[Information provided start]

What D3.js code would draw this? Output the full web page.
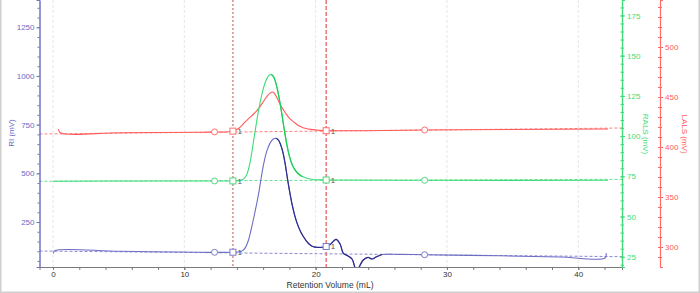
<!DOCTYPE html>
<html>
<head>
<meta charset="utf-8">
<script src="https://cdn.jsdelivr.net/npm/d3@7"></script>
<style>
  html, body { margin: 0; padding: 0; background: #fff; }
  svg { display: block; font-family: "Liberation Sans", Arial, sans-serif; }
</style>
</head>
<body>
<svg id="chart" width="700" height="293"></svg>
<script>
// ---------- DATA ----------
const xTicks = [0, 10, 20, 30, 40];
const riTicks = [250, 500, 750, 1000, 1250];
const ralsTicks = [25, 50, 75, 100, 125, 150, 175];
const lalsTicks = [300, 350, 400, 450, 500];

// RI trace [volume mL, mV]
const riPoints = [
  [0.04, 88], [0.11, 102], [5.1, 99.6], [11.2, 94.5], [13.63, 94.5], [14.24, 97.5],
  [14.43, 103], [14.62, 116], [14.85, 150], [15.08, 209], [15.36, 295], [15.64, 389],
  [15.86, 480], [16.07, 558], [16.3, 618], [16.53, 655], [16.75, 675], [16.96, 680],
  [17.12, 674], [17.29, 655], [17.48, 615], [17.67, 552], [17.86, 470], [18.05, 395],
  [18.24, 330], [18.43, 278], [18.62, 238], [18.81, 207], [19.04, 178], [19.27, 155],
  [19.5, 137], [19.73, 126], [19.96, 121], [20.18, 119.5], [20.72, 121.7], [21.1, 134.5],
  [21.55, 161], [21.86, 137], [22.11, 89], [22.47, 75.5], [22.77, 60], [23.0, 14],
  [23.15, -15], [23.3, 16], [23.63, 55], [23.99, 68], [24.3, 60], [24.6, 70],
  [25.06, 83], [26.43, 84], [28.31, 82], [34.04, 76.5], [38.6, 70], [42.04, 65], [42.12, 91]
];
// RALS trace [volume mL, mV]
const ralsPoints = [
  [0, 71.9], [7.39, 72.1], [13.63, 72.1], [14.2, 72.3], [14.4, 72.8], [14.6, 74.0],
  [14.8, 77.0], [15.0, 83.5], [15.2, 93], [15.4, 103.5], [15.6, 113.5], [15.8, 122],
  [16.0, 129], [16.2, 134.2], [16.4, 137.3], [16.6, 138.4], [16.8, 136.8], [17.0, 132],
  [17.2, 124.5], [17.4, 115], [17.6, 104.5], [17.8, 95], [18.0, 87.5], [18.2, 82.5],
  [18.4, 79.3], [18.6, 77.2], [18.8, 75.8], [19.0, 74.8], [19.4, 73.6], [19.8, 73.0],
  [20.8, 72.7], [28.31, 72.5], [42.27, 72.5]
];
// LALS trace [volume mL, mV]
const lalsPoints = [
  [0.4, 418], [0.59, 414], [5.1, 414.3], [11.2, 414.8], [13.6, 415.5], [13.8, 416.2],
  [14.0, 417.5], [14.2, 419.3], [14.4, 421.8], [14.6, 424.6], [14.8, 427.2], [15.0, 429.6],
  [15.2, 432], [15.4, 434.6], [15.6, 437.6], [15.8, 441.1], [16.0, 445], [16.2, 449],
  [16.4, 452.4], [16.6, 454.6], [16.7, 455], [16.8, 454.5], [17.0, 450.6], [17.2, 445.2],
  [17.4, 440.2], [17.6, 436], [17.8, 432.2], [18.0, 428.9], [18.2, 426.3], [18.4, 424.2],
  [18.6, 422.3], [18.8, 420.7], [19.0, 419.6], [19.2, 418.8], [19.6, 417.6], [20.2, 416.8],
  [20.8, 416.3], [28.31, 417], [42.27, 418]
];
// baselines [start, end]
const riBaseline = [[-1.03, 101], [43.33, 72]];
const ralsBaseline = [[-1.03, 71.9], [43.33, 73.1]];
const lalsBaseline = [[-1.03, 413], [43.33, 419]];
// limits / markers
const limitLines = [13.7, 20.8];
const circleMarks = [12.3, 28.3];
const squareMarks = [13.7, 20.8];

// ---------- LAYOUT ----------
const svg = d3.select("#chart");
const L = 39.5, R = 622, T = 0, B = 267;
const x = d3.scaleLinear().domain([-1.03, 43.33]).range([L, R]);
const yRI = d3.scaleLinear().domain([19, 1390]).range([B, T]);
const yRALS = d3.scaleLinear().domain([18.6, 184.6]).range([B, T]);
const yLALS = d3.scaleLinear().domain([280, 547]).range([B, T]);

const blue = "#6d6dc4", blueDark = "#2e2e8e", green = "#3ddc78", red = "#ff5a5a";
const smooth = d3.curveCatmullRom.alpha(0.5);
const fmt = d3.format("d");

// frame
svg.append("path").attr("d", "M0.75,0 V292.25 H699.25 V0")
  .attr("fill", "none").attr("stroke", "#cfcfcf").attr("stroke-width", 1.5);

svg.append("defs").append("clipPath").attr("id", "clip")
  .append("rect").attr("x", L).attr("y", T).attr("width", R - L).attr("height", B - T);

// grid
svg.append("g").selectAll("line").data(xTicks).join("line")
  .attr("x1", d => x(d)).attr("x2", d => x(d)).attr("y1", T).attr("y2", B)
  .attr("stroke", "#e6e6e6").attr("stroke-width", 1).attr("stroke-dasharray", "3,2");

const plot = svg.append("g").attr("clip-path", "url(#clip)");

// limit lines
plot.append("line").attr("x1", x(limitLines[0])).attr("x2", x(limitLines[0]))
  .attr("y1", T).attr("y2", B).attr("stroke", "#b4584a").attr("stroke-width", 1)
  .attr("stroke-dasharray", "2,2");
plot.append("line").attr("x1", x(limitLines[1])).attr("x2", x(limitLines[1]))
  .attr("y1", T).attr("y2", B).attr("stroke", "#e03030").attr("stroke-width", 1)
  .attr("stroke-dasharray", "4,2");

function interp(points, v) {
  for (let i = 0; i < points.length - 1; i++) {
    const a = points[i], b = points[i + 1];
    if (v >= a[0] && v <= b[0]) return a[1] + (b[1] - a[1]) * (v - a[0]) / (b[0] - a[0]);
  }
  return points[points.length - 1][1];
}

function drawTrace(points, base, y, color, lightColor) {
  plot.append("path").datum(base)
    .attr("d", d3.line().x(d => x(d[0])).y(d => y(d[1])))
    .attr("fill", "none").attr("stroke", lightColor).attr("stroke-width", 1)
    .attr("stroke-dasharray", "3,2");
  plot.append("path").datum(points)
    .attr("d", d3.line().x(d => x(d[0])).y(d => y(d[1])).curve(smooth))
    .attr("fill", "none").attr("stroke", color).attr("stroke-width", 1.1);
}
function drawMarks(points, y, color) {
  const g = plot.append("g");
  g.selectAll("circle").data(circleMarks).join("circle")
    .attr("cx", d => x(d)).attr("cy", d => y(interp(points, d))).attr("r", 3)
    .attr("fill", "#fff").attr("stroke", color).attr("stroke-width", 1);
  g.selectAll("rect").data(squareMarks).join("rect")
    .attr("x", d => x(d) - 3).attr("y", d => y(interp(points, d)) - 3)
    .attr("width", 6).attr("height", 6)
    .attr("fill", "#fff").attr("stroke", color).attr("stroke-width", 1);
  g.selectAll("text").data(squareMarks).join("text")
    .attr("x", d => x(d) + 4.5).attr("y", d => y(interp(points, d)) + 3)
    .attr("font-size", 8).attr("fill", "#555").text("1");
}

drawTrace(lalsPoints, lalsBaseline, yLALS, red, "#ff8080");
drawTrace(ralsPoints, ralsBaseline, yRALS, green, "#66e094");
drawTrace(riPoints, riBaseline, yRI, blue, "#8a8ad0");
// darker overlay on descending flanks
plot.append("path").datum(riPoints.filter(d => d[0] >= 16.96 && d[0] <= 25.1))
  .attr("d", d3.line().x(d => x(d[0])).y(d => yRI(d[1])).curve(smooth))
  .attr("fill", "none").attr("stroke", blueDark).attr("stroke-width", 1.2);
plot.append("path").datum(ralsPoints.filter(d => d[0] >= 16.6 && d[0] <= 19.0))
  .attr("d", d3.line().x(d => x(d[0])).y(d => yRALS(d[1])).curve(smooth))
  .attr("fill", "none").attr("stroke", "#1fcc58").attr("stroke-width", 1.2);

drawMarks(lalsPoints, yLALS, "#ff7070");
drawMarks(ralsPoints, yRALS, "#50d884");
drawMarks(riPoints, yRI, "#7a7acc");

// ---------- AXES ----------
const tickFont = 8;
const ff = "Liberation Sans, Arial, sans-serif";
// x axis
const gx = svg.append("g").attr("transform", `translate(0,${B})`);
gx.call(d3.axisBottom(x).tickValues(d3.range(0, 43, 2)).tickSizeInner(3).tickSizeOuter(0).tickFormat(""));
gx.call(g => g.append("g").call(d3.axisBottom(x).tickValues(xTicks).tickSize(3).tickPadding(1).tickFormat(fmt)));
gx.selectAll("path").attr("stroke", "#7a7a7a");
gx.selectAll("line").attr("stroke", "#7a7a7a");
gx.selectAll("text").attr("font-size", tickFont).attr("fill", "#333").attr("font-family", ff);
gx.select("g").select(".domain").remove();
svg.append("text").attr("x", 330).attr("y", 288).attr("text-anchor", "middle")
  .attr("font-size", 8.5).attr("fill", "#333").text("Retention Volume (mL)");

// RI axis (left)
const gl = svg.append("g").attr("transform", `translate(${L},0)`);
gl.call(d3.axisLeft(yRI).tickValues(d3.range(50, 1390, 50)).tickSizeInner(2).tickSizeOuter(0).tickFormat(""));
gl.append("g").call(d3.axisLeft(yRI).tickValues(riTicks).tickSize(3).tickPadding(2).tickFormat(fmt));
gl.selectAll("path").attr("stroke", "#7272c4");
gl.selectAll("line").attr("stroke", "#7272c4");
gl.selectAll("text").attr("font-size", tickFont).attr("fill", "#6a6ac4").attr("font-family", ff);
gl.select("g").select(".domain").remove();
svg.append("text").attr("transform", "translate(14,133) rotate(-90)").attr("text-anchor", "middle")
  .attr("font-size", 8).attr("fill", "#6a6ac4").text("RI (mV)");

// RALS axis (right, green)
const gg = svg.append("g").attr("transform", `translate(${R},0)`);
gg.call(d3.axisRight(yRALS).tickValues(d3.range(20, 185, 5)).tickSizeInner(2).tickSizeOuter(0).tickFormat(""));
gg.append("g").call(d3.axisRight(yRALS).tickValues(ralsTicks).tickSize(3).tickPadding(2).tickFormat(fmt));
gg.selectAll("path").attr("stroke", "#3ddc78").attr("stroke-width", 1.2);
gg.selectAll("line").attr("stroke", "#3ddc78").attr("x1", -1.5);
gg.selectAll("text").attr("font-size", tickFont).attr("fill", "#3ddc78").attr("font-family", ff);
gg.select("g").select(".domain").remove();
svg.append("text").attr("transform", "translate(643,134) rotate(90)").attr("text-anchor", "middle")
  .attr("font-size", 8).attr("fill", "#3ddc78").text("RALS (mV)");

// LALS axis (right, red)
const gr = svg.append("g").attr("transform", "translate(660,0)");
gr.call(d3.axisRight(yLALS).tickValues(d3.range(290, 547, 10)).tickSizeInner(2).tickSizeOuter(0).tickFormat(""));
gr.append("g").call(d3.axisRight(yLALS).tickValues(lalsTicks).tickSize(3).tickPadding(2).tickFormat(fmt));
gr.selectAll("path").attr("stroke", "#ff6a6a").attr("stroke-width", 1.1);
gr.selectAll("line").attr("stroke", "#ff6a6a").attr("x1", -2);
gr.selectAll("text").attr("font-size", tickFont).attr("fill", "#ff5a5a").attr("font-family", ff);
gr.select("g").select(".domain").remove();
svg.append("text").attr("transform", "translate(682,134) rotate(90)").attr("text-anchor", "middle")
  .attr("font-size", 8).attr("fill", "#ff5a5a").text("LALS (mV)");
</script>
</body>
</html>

[Information provided end]

- Directions for this task: Write out exactly the opening lines of the data, stopping after the line that holds "const lalsTicks = [300, 350, 400, 450, 500];". Exclude pictures.

- Solution below:
What D3.js code would draw this? Output the full web page.
<!DOCTYPE html>
<html>
<head>
<meta charset="utf-8">
<script src="https://cdn.jsdelivr.net/npm/d3@7"></script>
<style>
  html, body { margin: 0; padding: 0; background: #fff; }
  svg { display: block; font-family: "Liberation Sans", Arial, sans-serif; }
</style>
</head>
<body>
<svg id="chart" width="700" height="293"></svg>
<script>
// ---------- DATA ----------
const xTicks = [0, 10, 20, 30, 40];
const riTicks = [250, 500, 750, 1000, 1250];
const ralsTicks = [25, 50, 75, 100, 125, 150, 175];
const lalsTicks = [300, 350, 400, 450, 500];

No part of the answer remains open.